Wednesday, September 4, 2013

Broken Promises

For those of you who know me, it is no secret that I am (well, really, I have been) fat. I wasn’t obese, but I have been heavy for as long as I can remember. I am big boned, according to my unconditionally loving mother.

It’s true. I am big boned.

I was also fat.

In the past two years, though, I have lost a bunch of weight by changing the way I eat.

This is the time where you should congratulate me for my hard work …

Oh, geez. Stop. Now I’m blushing.

Okay, in all seriousness, I have been thinking about why I have been able to sustain a two-year journey toward a longer life.

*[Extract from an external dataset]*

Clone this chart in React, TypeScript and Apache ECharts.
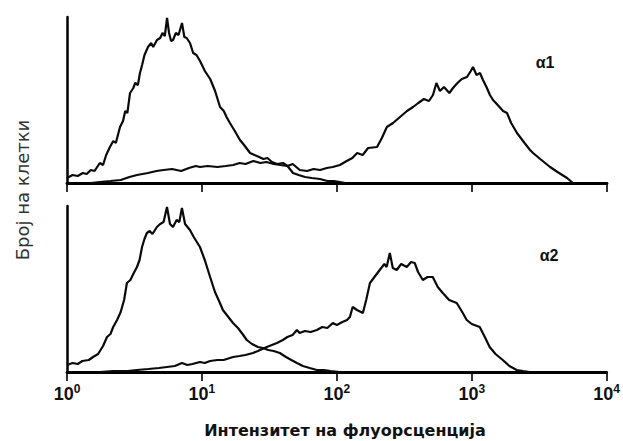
import React, { useEffect, useRef } from 'react';
import * as echarts from 'echarts';

const tickExponents = ['0', '1', '2', '3', '4'];
const panelLabels = ['α1', 'α2'];
const yTitle = 'Број на клетки';
const xTitle = 'Интензитет на флуорсценција';

// [fluorescence intensity, cell count]
const control1: number[][] = [
  [1.0, 5], [1.1, 8], [1.2, 7], [1.31, 10], [1.4, 9], [1.5, 13], [1.6, 12], [1.75, 20], [1.85, 18],
  [1.95, 28], [2.08, 36], [2.2, 42], [2.3, 40], [2.47, 56], [2.6, 62], [2.7, 72], [2.8, 70], [2.93, 90],
  [3.1, 95], [3.2, 100], [3.35, 98], [3.47, 110], [3.6, 118], [3.75, 128], [3.98, 136], [4.2, 140],
  [4.35, 136], [4.64, 143], [4.9, 145], [5.1, 150], [5.3, 147], [5.51, 165], [5.7, 150], [5.9, 142],
  [6.1, 143], [6.4, 150], [6.7, 148], [7.11, 160], [7.4, 146], [7.7, 145], [8.15, 140], [8.6, 130],
  [9.1, 128], [9.67, 122], [10.5, 112], [11.5, 104], [12.5, 92], [13.6, 76], [14.5, 72], [15.2, 66],
  [16.1, 60], [17.5, 52], [19.1, 43], [20.5, 38], [22.7, 30], [24.5, 28], [26.5, 26], [28.5, 24],
  [30.5, 25], [33, 21], [36, 19], [39.8, 20], [43, 17], [47.2, 10], [52, 8], [58, 6], [65, 5],
  [74.8, 4], [85, 2], [95, 2], [105, 1], [115, 0],
];

const alpha1: number[][] = [
  [1.5, 0], [1.75, 1], [2.1, 2], [2.5, 3], [2.9, 6], [3.3, 8], [3.98, 10], [4.6, 12], [5.2, 13],
  [6.0, 14], [7.0, 12], [8.0, 15], [9.0, 17], [9.67, 16], [11, 17], [13, 16], [15, 17], [17, 18],
  [19, 20], [21, 19], [24, 22], [27, 20], [30, 21], [34, 19], [38, 18], [43, 17], [47, 19], [53, 13],
  [60, 12], [67, 14], [75, 13], [84, 15], [93, 16], [105, 18], [118, 22], [130, 25], [141, 30],
  [155, 28], [170, 35], [198, 36], [215, 45], [234, 56], [260, 60], [293, 66], [330, 72], [366, 76],
  [400, 80], [440, 84], [480, 82], [514, 88], [545, 100], [579, 92], [620, 96], [680, 90], [723, 95],
  [780, 100], [840, 104], [918, 106], [980, 112], [1017, 116], [1080, 108], [1146, 110], [1206, 103],
  [1280, 96], [1358, 88], [1431, 83], [1550, 78], [1698, 72], [1816, 70], [1950, 60], [2154, 50],
  [2269, 46], [2450, 40], [2692, 33], [2833, 30], [3200, 24], [3787, 16], [4300, 11], [5057, 5],
  [5596, 0],
];

const control2: number[][] = [
  [1.0, 7], [1.1, 9], [1.2, 8], [1.3, 11], [1.45, 12], [1.56, 15], [1.7, 18], [1.85, 26], [1.98, 35],
  [2.1, 38], [2.2, 45], [2.35, 52], [2.5, 60], [2.65, 72], [2.78, 89], [2.95, 92], [3.1, 98],
  [3.3, 105], [3.45, 112], [3.6, 125], [3.75, 133], [3.91, 139], [4.1, 141], [4.3, 138], [4.64, 145],
  [4.9, 148], [5.2, 150], [5.51, 165], [5.8, 148], [6.1, 145], [6.5, 152], [6.8, 150], [7.11, 164],
  [7.5, 148], [8.15, 142], [8.7, 135], [9.67, 125], [10.5, 112], [11.5, 95], [12.5, 80], [13.5, 70],
  [14.3, 62], [15.5, 56], [17.0, 49], [18.5, 44], [20, 38], [21.5, 32], [23.5, 28], [26, 25],
  [28.3, 24], [31, 22], [34, 21], [37.8, 19], [42, 15], [46, 12], [50.6, 9], [56, 6], [63, 4],
  [71.1, 2], [80, 2], [90, 1], [105, 0],
];

const alpha2: number[][] = [
  [1.75, 0], [2.2, 1], [2.8, 1], [3.3, 2], [4.0, 3], [4.8, 4], [5.5, 5], [6.3, 6], [7.11, 9], [7.8, 7],
  [8.5, 8], [9.67, 10], [10.5, 9], [11.5, 11], [13, 12], [14.5, 12], [17.0, 15], [19, 16], [21, 17],
  [23.9, 19], [26, 21], [28, 23], [30.3, 25], [33, 27], [36, 29], [39.8, 32], [43, 35], [47, 37],
  [50.6, 42], [53, 39], [58, 41], [64, 40], [71.1, 42], [78, 45], [85, 44], [93.4, 49], [100, 47],
  [110, 50], [119, 52], [125, 55], [131, 65], [141, 62], [156, 59], [165, 72], [176, 89], [190, 95],
  [208, 102], [225, 108], [234, 105], [247, 119], [260, 104], [278, 102], [300, 108], [330, 105],
  [355, 110], [378, 109], [400, 100], [434, 92], [470, 95], [514, 95], [560, 85], [610, 79],
  [680, 72], [774, 69], [850, 60], [918, 52], [1000, 48], [1146, 45], [1250, 35], [1358, 25],
  [1500, 18], [1698, 12], [1900, 6], [2154, 2], [2400, 1], [2692, 0],
];

const FONT = 'Liberation Sans, Arial, sans-serif';
const WIDE = 'DejaVu Sans, Verdana, sans-serif';

export default function App() {
  const ref = useRef<HTMLDivElement>(null);
  useEffect(() => {
    if (!ref.current) return;
    const chart = echarts.init(ref.current, undefined, { renderer: 'svg' });
    const lineStyle = { color: '#0a0a0a', width: 2.2 };
    const mkX = (gi: number, showLabel: boolean) => ({
      gridIndex: gi,
      type: 'log',
      logBase: 10,
      min: 1,
      max: 10000,
      axisLine: { show: true, lineStyle: { color: '#000', width: 2.8 } },
      axisTick: { show: true, inside: false, length: 9, lineStyle: { color: '#000', width: 1.6 } },
      minorTick: { show: false },
      splitLine: { show: false },
      axisLabel: {
        show: showLabel,
        margin: 11,
        formatter: (_v: number, idx: number) => `{b|10}{s|${tickExponents[idx] ?? ''}}`,
        rich: {
          b: { fontSize: 18, fontWeight: 'bold', fontFamily: FONT, color: '#111' },
          s: { fontSize: 12, fontWeight: 'bold', fontFamily: FONT, color: '#111', padding: [0, 0, 9, 0] },
        },
      },
    });
    const mkY = (gi: number) => ({
      gridIndex: gi,
      type: 'value',
      min: 0,
      max: 166,
      axisLine: { show: true, lineStyle: { color: '#000', width: 2.5 } },
      axisTick: { show: false },
      axisLabel: { show: false },
      splitLine: { show: false },
    });
    const mkS = (data: number[][], gi: number) => ({
      type: 'line',
      xAxisIndex: gi,
      yAxisIndex: gi,
      data,
      showSymbol: false,
      symbol: 'none',
      lineStyle,
      z: 3,
    });
    chart.setOption({
      animation: false,
      backgroundColor: '#fff',
      grid: [
        { left: 67, top: 17, width: 540, height: 166 },
        { left: 67, top: 206, width: 540, height: 166 },
      ],
      xAxis: [mkX(0, false), mkX(1, true)],
      yAxis: [mkY(0), mkY(1)],
      series: [mkS(control1, 0), mkS(alpha1, 0), mkS(control2, 1), mkS(alpha2, 1)],
      graphic: [
        {
          type: 'text',
          x: 22,
          y: 190,
          rotation: Math.PI / 2,
          style: {
            text: yTitle,
            fontSize: 18,
            fontFamily: WIDE,
            fill: '#333',
            align: 'center',
            verticalAlign: 'middle',
          },
        },
        {
          type: 'text',
          x: 345,
          y: 430,
          style: {
            text: xTitle,
            fontSize: 16,
            fontWeight: 'bold',
            fontFamily: WIDE,
            fill: '#111',
            align: 'center',
            verticalAlign: 'middle',
          },
        },
        {
          type: 'text',
          x: 545,
          y: 62,
          style: { text: panelLabels[0], fontSize: 16, fontWeight: 'bold', fontFamily: FONT, fill: '#111', align: 'center', verticalAlign: 'middle' },
        },
        {
          type: 'text',
          x: 549,
          y: 255,
          style: { text: panelLabels[1], fontSize: 16, fontWeight: 'bold', fontFamily: FONT, fill: '#111', align: 'center', verticalAlign: 'middle' },
        },
      ],
    });
    return () => chart.dispose();
  }, []);
  return <div ref={ref} style={{ position: 'fixed', left: 0, top: 0, width: 623, height: 441 }} />;
}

I had tried to do this many times before, but never with much success.

So why now?

All over the world, people are unable to break bad habits. The eat poorly. Smoke. Watch Housewives of Orange County.

I think I’ve stumbled onto the secret to breaking those habits …

All of us tend to make promises that are extremely hard to keep.  For years, I promised myself that I would lose weight. And I promised myself I would lose a ton of weight. I also promised I would stop smoking every single cigarette I ever wanted to smoke between now and eternity.

It always started well and ended poorly. I would break the promise I made to myself over and over again and feel like I let myself and my family down.  

Then I would eat a hot fudge sundae and smoke a ciggy to make myself feel better.  

The feeling of letting myself down begat more negative results. I was putting a negative vibration in the cosmos, which then bounced back to me in a way that was amplified.

I used to lose 5 pounds and gain back 7. I would break a one-pack-a-day habit and then replace it a few weeks or months later with a pack-and-a-half-a-day habit.
So why the new (and smaller) me?

Here is what I changed (at least so far).

First, I do what Kathy Kolbe taught me years ago. I COMMIT … to very little.

I have decided that the only way to change a bad habit is to be present in the thought about that commitment for one day only.  

Today I diet.

Tomorrow? 

If I choose to diet, I will; if I don't, then I won’t.

This seems a lot less overwhelming to me. And if tomorrow I choose not to diet, I won’t freak out that this is my choice for me, for one day.  I can always choose to diet the next day, if I choose.

Small victories lead to big accomplishments. Small losses are seldom the “ball game”.  I am two-sizes smaller today than I was in October of 2011. (So I guess in my case, a small victory led to a big accomplishment in the form of a smaller man.)

I am not going to guarantee that I stay that way forever. The only thing I can promise is that I CHOOSE to be that way TODAY.

Your homework: Try giving yourself a break. When you want to change something, try promising yourself one thing and one thing only. Say, “I will change that something today but guarantee nothing tomorrow.” You may choose, guilt free, to continue on your course or to change your daily commitment to something else. You might find that the day-to-day accomplishments really become the habit that replaces those things in your life that you would like to forget.